▼▼▼

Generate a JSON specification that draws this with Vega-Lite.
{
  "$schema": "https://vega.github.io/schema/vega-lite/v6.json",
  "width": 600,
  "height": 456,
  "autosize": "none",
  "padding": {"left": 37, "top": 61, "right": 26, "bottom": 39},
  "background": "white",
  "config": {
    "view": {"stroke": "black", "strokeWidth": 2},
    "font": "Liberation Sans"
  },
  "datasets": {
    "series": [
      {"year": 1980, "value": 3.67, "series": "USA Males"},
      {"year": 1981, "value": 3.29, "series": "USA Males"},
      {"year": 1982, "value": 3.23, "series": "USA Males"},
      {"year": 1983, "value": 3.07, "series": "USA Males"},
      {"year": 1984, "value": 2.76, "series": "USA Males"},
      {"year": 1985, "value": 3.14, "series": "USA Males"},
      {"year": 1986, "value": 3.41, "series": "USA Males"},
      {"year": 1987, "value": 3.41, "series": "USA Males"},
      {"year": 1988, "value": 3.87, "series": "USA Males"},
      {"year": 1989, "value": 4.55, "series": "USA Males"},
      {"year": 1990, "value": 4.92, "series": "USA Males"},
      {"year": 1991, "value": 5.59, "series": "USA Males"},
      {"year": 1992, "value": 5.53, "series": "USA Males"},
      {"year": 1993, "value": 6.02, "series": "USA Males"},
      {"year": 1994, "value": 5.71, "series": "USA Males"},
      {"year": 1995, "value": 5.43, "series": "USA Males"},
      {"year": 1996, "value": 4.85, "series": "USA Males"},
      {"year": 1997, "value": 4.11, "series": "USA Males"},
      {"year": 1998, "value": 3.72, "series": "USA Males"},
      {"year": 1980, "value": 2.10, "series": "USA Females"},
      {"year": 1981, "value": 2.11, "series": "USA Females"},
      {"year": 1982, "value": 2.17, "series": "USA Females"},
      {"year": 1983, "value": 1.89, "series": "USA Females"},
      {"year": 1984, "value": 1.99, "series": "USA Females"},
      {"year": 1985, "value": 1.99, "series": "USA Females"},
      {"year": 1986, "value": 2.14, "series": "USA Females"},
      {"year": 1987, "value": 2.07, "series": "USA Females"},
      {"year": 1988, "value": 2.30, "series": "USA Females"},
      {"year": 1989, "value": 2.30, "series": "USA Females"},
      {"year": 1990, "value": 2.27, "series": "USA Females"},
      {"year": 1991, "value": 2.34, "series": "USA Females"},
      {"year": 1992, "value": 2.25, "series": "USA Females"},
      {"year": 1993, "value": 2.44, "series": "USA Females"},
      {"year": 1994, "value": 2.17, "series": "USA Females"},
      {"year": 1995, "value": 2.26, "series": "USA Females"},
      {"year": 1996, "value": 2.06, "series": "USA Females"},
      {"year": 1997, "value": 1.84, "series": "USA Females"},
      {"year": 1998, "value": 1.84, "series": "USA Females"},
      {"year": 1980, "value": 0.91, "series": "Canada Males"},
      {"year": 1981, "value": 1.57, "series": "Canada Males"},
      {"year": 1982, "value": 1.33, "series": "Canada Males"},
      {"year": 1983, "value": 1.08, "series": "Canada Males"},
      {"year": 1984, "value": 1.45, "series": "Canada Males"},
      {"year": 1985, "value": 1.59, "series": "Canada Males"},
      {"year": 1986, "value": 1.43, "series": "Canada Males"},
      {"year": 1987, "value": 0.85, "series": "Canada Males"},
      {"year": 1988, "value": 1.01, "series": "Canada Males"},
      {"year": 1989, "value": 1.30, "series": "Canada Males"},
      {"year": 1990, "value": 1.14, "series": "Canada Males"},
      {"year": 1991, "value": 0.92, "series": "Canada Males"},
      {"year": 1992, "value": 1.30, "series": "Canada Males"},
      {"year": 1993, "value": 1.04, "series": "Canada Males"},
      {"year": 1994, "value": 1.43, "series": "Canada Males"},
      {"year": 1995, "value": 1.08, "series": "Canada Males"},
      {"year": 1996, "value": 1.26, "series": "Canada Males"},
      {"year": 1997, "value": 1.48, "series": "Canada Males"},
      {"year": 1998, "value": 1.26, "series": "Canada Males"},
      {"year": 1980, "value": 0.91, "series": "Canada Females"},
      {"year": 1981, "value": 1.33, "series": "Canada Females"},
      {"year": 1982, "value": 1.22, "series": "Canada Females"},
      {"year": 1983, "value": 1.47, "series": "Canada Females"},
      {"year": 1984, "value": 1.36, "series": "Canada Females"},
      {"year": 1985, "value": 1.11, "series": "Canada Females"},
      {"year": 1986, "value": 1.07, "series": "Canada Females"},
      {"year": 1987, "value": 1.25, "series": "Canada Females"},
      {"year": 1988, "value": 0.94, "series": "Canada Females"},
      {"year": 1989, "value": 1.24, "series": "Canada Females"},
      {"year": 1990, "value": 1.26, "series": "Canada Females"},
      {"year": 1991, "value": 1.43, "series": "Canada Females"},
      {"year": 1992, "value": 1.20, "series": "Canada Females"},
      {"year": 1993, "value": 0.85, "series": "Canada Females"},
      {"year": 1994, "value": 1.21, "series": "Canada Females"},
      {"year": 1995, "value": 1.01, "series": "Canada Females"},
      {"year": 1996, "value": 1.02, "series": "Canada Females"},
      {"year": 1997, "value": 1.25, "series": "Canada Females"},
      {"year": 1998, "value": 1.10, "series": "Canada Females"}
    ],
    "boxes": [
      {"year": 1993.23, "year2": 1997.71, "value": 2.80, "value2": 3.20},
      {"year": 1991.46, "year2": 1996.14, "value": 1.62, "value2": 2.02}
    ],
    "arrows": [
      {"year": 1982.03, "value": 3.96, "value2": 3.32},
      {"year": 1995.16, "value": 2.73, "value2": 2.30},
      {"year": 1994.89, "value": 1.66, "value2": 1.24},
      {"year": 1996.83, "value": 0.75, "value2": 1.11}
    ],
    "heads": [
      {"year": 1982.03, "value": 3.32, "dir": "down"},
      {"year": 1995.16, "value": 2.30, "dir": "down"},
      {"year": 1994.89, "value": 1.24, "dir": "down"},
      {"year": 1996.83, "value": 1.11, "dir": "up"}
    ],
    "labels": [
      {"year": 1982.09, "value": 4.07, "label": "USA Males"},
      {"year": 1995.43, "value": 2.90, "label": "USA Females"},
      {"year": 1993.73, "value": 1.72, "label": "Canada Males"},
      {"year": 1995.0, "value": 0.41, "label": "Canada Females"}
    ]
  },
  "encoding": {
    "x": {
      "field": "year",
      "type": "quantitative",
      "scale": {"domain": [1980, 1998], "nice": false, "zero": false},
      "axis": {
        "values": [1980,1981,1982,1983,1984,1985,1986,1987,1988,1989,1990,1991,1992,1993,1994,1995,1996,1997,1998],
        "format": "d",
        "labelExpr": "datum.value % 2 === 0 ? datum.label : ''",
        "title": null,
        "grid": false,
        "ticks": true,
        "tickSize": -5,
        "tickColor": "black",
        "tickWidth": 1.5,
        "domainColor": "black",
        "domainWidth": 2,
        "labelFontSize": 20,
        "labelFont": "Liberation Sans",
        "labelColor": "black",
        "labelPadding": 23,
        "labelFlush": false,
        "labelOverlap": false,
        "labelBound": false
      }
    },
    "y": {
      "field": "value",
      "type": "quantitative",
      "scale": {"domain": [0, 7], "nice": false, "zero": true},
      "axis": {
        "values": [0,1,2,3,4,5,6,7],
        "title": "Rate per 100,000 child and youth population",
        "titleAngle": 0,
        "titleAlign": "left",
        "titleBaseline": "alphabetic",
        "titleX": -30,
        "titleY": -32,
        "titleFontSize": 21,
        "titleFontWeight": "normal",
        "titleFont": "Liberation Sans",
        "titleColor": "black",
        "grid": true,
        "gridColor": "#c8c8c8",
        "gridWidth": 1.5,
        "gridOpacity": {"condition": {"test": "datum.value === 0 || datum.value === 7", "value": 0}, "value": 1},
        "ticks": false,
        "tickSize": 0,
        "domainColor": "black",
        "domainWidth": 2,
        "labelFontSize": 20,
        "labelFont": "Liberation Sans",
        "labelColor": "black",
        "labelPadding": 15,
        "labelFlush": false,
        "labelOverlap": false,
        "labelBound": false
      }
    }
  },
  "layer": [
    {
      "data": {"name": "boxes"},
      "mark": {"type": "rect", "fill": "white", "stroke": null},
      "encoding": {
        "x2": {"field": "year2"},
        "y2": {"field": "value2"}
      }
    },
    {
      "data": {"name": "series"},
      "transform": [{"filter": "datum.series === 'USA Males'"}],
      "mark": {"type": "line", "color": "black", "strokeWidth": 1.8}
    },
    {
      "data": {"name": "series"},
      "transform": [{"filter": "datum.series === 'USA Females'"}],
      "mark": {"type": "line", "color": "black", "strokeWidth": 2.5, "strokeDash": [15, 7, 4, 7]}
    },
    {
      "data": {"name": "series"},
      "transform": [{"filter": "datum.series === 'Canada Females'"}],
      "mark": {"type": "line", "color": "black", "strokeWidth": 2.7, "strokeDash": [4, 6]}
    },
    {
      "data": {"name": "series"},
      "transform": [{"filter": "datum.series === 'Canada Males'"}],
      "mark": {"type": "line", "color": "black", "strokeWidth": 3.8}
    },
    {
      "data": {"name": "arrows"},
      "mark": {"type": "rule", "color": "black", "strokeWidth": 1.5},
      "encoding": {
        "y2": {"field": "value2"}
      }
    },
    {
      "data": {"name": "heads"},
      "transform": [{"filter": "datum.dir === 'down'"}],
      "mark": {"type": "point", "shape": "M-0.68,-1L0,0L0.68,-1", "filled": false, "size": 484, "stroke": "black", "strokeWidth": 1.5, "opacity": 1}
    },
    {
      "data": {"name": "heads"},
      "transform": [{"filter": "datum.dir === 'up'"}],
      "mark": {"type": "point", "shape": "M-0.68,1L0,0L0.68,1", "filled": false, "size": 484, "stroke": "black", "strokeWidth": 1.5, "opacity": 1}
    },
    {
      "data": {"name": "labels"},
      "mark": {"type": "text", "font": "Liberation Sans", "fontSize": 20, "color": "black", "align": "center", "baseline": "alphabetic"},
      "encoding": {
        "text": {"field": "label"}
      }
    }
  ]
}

▲▲▲
▼▼▼

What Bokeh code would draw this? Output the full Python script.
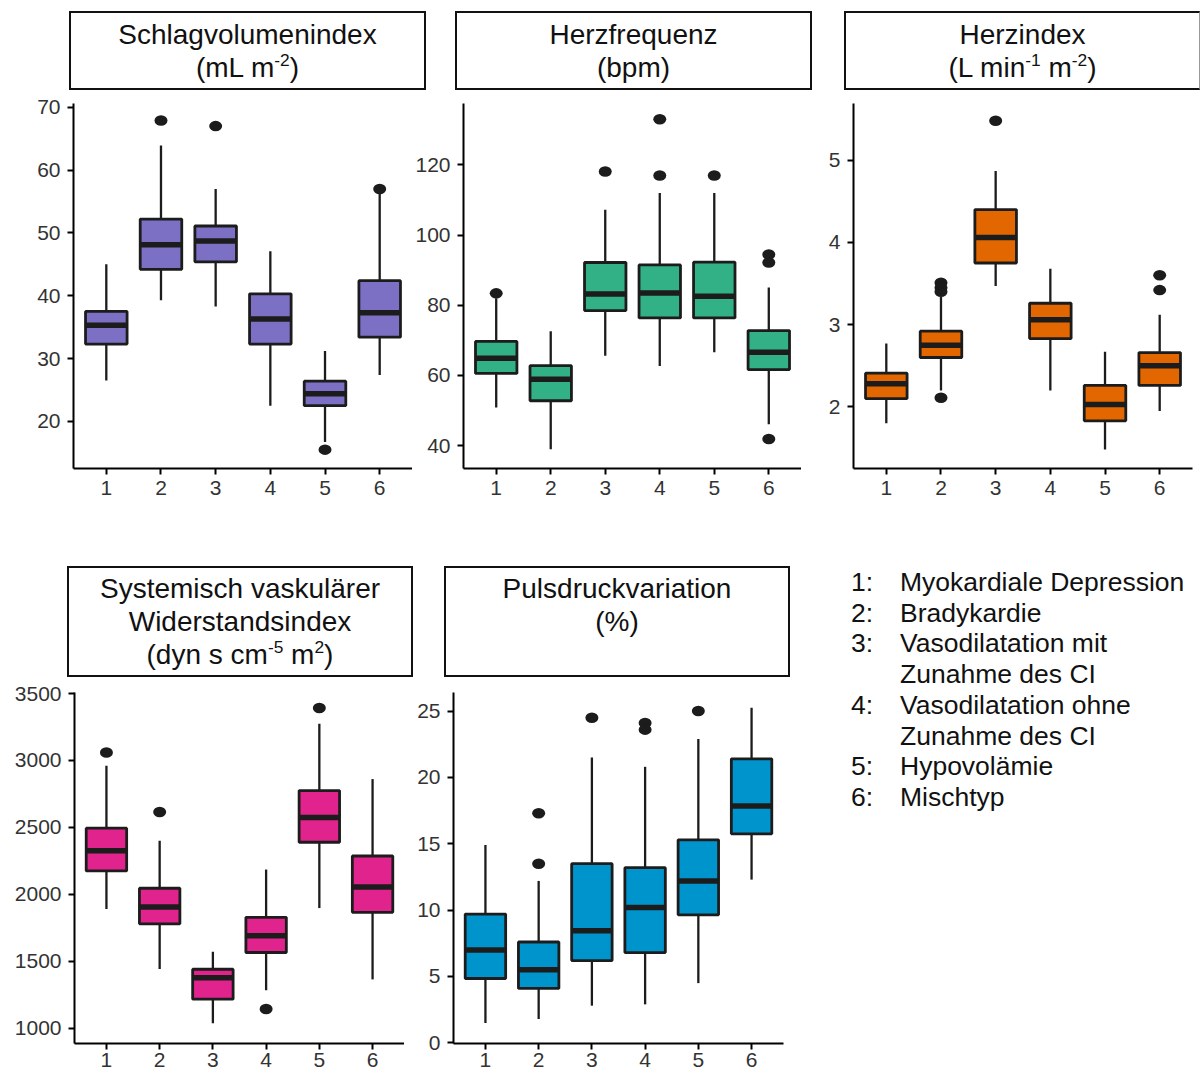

▲▲▲

▶ [WRITTEN INSTRUCTION]
Copy every line in the listing above where the string "this" turns up.

▶ [REPLY TO THE TASK]
Generate a JSON specification that draws this with Vega-Lite.
What Bokeh code would draw this? Output the full Python script.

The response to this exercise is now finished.